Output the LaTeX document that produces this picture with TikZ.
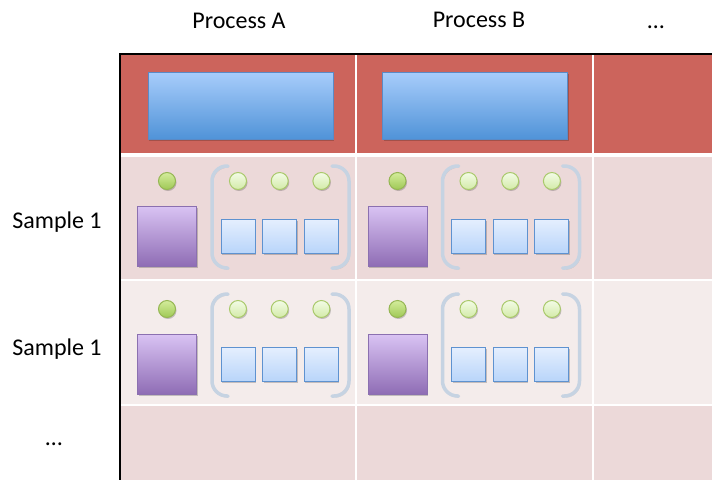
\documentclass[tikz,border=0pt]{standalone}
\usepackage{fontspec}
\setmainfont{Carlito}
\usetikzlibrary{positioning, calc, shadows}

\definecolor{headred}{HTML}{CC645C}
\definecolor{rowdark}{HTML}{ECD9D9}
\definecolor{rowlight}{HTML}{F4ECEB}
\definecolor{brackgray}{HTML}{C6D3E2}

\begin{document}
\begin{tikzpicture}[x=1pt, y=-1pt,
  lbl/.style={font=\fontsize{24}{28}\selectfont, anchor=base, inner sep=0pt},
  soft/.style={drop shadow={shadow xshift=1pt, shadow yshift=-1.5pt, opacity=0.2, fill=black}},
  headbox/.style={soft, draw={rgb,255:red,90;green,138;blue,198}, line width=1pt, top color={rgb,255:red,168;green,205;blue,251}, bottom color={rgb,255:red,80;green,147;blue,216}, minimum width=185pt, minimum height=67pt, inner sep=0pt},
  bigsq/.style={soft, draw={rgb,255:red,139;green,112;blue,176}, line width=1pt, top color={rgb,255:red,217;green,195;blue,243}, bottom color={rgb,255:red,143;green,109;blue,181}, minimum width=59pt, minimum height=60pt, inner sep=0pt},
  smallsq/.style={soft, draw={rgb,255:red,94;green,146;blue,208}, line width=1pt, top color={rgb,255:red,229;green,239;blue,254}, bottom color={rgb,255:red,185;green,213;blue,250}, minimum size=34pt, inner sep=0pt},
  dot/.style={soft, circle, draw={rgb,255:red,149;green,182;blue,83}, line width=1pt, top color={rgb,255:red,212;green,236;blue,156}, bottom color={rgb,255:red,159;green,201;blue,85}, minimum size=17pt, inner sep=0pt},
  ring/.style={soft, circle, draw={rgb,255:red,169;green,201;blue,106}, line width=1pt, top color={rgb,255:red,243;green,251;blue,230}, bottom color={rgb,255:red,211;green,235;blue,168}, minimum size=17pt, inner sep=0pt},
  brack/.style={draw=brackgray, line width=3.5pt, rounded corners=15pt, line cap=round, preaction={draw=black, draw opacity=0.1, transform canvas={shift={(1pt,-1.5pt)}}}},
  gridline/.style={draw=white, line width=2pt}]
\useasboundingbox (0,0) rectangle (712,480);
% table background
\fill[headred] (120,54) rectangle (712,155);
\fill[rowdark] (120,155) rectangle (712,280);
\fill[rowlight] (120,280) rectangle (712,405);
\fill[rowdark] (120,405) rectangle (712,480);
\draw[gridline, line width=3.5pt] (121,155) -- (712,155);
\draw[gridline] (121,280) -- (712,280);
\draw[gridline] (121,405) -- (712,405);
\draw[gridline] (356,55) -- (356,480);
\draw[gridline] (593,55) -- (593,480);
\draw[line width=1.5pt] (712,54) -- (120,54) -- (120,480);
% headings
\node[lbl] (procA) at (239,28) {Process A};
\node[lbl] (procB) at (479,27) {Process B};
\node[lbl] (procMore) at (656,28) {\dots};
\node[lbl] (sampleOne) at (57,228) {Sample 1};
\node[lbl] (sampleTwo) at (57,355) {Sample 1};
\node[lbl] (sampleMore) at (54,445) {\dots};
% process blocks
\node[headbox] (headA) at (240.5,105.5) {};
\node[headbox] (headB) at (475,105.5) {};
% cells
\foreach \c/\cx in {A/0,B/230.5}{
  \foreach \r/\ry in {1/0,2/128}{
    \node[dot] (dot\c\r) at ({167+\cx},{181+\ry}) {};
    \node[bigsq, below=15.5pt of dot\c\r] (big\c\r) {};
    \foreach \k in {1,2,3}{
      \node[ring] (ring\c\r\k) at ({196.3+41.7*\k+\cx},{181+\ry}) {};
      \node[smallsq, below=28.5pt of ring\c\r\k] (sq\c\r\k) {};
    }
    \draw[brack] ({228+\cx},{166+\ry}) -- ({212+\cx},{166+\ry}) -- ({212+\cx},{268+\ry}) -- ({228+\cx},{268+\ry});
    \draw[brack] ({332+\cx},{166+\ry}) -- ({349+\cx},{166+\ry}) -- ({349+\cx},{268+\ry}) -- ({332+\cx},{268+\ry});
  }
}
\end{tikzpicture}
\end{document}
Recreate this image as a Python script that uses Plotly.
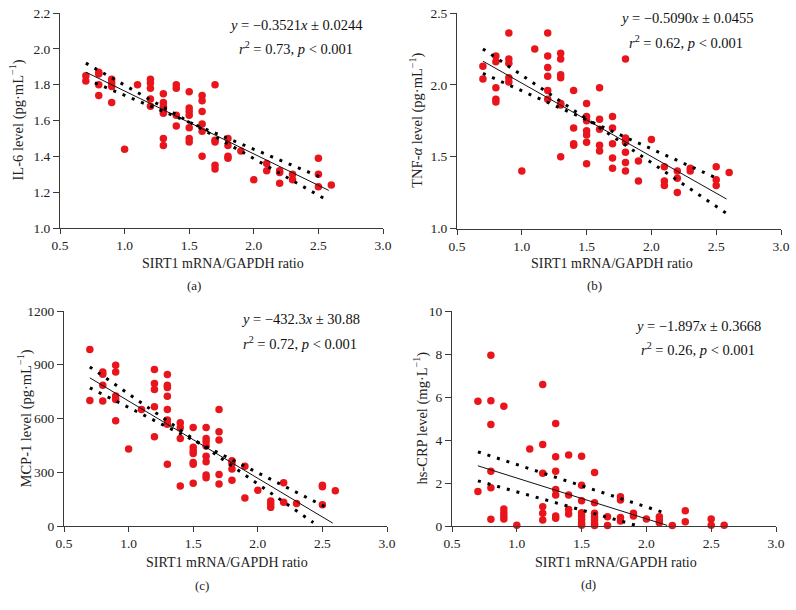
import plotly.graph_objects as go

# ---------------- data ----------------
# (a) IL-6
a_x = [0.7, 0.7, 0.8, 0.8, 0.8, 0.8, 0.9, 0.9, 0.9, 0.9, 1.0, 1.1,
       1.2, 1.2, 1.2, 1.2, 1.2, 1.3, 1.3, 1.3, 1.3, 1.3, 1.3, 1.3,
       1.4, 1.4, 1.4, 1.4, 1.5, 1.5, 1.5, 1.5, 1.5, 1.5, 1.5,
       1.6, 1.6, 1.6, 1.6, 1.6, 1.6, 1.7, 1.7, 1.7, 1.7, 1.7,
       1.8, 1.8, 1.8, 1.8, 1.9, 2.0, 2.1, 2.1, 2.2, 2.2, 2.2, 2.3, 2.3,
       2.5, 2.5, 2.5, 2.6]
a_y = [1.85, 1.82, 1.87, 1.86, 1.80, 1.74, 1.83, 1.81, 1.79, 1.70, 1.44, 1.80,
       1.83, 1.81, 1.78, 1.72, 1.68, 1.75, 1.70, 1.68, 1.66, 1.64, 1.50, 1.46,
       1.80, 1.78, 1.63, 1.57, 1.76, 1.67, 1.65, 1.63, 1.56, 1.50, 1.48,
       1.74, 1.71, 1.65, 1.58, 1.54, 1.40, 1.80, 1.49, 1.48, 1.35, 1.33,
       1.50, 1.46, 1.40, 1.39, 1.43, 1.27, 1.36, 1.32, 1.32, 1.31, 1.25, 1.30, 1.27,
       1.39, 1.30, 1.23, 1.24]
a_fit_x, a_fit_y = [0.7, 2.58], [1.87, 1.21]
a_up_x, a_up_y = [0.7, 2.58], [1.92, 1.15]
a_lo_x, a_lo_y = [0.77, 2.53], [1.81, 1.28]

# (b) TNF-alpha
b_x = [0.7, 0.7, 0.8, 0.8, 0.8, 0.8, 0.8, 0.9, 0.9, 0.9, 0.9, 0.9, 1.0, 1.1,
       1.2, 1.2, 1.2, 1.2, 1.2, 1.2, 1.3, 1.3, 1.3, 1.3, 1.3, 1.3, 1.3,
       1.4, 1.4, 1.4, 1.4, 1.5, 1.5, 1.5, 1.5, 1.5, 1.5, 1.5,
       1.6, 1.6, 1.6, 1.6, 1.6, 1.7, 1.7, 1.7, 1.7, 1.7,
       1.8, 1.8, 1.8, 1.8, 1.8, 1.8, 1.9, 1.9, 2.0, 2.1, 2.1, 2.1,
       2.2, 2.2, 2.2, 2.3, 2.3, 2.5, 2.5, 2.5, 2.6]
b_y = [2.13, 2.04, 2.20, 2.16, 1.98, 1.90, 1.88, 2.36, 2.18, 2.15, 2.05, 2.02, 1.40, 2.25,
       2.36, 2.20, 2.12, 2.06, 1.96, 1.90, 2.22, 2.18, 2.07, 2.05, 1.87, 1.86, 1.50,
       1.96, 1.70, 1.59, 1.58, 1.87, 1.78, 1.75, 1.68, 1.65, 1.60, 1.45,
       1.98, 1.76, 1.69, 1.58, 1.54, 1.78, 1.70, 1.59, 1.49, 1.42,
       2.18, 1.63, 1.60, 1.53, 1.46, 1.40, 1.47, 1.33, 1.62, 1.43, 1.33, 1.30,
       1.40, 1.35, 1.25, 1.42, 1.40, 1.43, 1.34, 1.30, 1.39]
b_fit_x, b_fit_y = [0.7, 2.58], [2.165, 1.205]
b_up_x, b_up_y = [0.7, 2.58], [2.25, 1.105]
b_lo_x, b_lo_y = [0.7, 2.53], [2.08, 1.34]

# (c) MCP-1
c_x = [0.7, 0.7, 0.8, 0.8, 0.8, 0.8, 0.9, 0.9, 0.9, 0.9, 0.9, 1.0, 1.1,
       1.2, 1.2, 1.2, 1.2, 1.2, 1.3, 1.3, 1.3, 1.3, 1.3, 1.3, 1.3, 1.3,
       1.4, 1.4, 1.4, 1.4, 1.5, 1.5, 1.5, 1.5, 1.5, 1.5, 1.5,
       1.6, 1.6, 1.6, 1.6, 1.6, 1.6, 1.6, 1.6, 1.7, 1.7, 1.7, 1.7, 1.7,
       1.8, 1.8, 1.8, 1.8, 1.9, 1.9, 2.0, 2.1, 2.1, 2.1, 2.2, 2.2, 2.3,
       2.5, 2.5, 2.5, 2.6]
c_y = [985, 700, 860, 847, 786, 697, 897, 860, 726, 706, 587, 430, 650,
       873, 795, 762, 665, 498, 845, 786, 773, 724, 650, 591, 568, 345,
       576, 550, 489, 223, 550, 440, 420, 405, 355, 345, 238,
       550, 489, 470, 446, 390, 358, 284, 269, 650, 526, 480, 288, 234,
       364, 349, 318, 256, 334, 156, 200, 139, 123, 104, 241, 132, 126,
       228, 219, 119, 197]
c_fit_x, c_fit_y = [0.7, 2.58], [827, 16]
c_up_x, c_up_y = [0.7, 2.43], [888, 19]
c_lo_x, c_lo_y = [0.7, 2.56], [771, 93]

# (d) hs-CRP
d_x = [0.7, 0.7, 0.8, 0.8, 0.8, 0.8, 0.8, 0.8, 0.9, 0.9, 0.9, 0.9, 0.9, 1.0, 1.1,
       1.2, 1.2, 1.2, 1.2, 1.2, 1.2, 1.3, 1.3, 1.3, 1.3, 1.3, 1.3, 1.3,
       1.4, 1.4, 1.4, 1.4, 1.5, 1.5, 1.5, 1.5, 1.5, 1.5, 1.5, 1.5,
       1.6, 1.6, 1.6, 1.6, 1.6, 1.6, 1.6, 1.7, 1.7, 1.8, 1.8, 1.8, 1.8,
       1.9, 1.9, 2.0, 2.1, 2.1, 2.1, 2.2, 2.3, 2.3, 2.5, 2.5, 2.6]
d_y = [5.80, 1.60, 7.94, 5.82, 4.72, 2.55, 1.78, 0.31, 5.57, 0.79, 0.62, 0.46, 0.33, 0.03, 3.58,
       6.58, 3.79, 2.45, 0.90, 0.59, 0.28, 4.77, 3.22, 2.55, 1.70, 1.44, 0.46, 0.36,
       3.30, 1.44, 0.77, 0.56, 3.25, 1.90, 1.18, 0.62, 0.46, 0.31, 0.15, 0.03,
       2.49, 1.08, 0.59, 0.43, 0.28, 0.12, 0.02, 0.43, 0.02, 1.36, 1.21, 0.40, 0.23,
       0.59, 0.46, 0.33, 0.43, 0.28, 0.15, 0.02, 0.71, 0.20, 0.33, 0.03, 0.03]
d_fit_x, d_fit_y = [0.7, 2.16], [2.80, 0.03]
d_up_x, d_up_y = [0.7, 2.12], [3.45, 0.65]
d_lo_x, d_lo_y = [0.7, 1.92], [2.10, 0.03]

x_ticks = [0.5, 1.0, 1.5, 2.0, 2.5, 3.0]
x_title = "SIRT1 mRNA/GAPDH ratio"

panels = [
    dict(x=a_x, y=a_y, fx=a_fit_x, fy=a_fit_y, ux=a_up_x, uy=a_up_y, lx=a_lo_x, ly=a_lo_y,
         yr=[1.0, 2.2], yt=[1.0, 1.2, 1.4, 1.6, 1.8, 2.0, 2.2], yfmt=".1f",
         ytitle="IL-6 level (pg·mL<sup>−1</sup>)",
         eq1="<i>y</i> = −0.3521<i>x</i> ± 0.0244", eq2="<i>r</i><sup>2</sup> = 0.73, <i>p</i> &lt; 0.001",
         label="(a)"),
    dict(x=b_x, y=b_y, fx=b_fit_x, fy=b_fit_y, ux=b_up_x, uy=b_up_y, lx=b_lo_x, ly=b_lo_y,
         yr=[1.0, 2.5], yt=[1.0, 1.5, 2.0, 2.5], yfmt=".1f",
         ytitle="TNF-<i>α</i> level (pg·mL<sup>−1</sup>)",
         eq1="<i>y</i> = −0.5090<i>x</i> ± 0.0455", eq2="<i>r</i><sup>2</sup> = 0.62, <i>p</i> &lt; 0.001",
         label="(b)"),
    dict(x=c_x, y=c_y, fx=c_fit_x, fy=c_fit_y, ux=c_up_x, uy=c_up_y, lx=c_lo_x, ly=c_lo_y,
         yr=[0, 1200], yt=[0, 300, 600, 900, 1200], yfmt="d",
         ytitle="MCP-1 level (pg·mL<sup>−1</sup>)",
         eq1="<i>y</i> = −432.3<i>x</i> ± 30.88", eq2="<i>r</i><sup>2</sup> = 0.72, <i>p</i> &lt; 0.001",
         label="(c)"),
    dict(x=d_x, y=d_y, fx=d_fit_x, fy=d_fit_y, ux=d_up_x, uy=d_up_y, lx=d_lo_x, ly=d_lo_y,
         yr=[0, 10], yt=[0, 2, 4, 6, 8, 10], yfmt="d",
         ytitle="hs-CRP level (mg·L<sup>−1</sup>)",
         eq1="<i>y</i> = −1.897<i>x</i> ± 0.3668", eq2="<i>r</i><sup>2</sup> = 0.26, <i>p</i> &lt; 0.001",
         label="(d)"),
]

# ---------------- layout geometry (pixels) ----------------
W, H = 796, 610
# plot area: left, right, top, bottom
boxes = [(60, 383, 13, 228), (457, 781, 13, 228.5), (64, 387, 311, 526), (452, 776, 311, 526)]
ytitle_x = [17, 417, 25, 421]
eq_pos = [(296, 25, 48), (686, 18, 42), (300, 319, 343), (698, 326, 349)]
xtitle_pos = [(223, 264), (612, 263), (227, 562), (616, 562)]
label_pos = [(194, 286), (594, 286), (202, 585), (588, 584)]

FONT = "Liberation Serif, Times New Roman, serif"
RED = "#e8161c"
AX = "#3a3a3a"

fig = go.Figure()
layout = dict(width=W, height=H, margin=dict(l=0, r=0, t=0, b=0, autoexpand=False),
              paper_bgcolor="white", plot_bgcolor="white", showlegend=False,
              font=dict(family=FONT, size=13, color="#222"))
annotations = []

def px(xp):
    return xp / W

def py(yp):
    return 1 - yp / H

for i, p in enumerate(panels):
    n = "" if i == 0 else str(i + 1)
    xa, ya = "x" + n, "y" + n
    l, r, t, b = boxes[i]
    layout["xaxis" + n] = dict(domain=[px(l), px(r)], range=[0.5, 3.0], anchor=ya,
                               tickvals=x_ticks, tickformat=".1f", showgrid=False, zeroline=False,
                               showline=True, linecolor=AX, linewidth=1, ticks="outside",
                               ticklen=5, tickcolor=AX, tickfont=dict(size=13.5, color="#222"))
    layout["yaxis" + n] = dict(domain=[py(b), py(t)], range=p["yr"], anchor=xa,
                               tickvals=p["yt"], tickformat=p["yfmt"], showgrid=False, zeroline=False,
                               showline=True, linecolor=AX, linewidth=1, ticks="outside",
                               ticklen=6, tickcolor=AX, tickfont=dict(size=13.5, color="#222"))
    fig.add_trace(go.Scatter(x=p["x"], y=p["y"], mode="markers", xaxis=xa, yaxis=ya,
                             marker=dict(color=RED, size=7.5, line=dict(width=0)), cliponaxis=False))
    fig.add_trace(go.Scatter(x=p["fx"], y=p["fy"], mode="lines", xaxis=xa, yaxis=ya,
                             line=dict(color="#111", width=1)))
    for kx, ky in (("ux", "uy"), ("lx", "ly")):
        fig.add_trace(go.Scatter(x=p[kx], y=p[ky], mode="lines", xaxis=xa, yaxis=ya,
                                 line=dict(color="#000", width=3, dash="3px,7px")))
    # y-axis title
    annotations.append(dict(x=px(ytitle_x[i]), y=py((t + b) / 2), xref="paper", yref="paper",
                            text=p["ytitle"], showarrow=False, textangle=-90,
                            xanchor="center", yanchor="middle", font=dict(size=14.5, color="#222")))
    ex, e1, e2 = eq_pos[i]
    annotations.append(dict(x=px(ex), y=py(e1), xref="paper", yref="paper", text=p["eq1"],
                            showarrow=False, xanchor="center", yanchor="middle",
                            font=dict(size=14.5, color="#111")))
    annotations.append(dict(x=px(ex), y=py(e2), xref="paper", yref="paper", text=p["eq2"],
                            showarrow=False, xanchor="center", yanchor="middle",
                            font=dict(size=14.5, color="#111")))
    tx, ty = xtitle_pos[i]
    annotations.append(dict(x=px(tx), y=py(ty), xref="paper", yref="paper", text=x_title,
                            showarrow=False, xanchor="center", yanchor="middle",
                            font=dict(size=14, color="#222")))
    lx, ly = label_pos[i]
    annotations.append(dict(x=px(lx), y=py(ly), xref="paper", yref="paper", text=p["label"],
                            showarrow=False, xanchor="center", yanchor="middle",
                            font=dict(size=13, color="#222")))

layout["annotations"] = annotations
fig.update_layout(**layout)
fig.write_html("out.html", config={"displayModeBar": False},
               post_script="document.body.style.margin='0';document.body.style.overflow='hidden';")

###

* _EXERCISE BRIEF_
Both the line containing "Recreate this image" and the line containing "import plotly.graph_objects as go" belong in the copy, along with every line between them. Reproduce that stretch exactly, without the pictures.

* _FINAL RESULT_
Recreate this image as a Python script that uses Plotly.
import plotly.graph_objects as go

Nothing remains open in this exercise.